This work addresses critical limitations of existing end-to-end vision-language models in autonomous driving—namely, insufficient lane perception, language interpretation inaccuracies, and poor robustness in extreme scenarios. To overcome these challenges, we propose AppleVLM, a novel vision-language architecture that jointly enhances perception and planning by integrating multi-view spatiotemporal imagery with an explicit bird’s-eye-view planning modality. Our approach introduces three key innovations: a deformable Transformer-based visual encoder, a tri-modal alignment mechanism bridging vision, language, and planning, and a hierarchical Chain-of-Thought fine-tuning strategy.
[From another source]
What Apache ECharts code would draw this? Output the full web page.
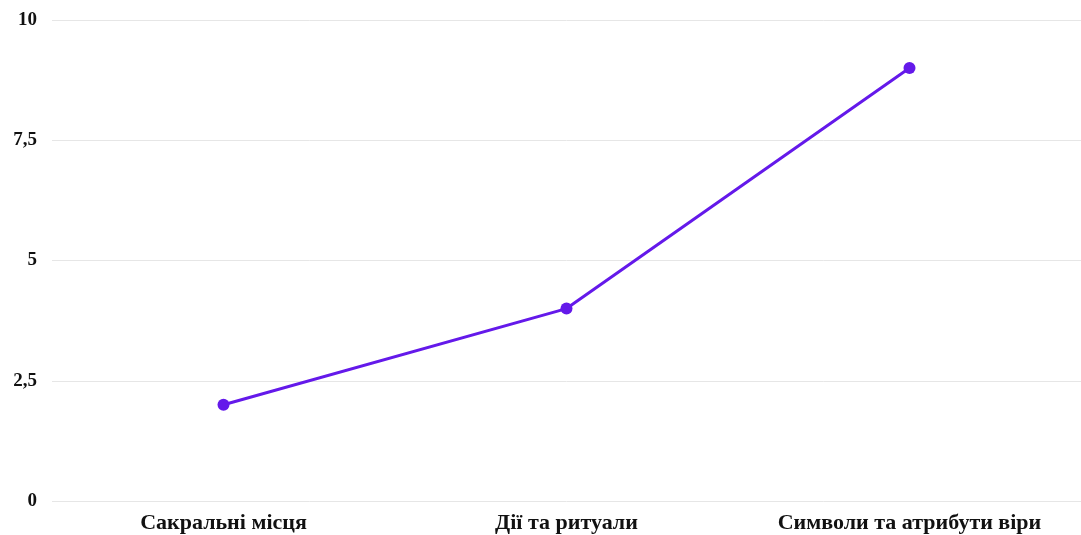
<!DOCTYPE html>
<html>
<head>
<meta charset="utf-8">
<script src="https://cdn.jsdelivr.net/npm/echarts@6/dist/echarts.min.js"></script>
<style>
  html, body { margin: 0; padding: 0; background: #fff; }
  #chart { width: 1081px; height: 535px; }
</style>
</head>
<body>
<div id="chart"></div>
<script>
// категорії та значення
var categories = ['Сакральні місця', 'Дії та ритуали', 'Символи та атрибути віри']
var values = [2, 4, 9]
var yTicks = [0, 2.5, 5, 7.5, 10]

var chart = echarts.init(document.getElementById('chart'))

var option = {
  animation: false,
  grid: {
    top: 20,
    left: 52,
    right: 0,
    bottom: 34,
  },
  xAxis: {
    type: 'category',
    data: categories,
    axisLine: { show: false },
    axisTick: { show: false },
    axisLabel: {
      color: '#111',
      fontFamily: 'Liberation Serif',
      fontWeight: 'bold',
      fontSize: 22,
      margin: 11,
    },
  },
  yAxis: {
    type: 'value',
    min: yTicks[0],
    max: yTicks[yTicks.length - 1],
    interval: 2.5,
    axisLine: { show: false },
    axisTick: { show: false },
    splitLine: {
      lineStyle: { color: '#e6e6e6', width: 1 },
    },
    axisLabel: {
      color: '#111',
      fontFamily: 'Liberation Serif',
      fontWeight: 'bold',
      fontSize: 19,
      margin: 15,
      formatter: function (v) {
        return String(v).replace('.', ',')
      },
    },
  },
  series: [
    {
      type: 'line',
      data: values,
      symbol: 'circle',
      symbolSize: 12,
      lineStyle: { color: '#6419ea', width: 3 },
      itemStyle: { color: '#6419ea' },
    },
  ],
}

chart.setOption(option)
</script>
</body>
</html>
Experimental results demonstrate that AppleVLM achieves state-of-the-art performance on two CARLA benchmarks and successfully enables end-to-end autonomous driving in complex outdoor environments on a real-world AGV platform.

End-to-end autonomous driving has emerged as a promising paradigm integrating perception, decision-making, and control within a unified learning framework. Recently, Vision-Language Models (VLMs) have gained significant attention for their potential to enhance the robustness and generalization of end-to-end driving models in diverse and unseen scenarios. However, existing VLM-based approaches still face challenges, including suboptimal lane perception, language understanding biases, and difficulties in handling corner cases. To address these issues, we propose AppleVLM, an advanced perception and planning-enhanced VLM model for robust end-to-end driving. AppleVLM introduces a novel vision encoder and a planning strategy encoder to improve perception and decision-making. Firstly, the vision encoder fuses spatial-temporal information from multi-view images across multiple timesteps using a deformable transformer mechanism, enhancing robustness to camera variations and facilitating scalable deployment across different vehicle platforms. Secondly, unlike traditional VLM-based approaches, AppleVLM introduces a dedicated planning modality that encodes explicit Bird's-Eye-View spatial information, mitigating language biases in navigation instructions. Finally, a VLM decoder fine-tuned by a hierarchical Chain-of-Thought integrates vision, language, and planning features to output robust driving waypoints. We evaluate AppleVLM in closed-loop experiments on two CARLA benchmarks, achieving state-of-the-art driving performance. Furthermore, we deploy AppleVLM on an AGV platform and successfully showcase real-world end-to-end autonomous driving in complex outdoor environments.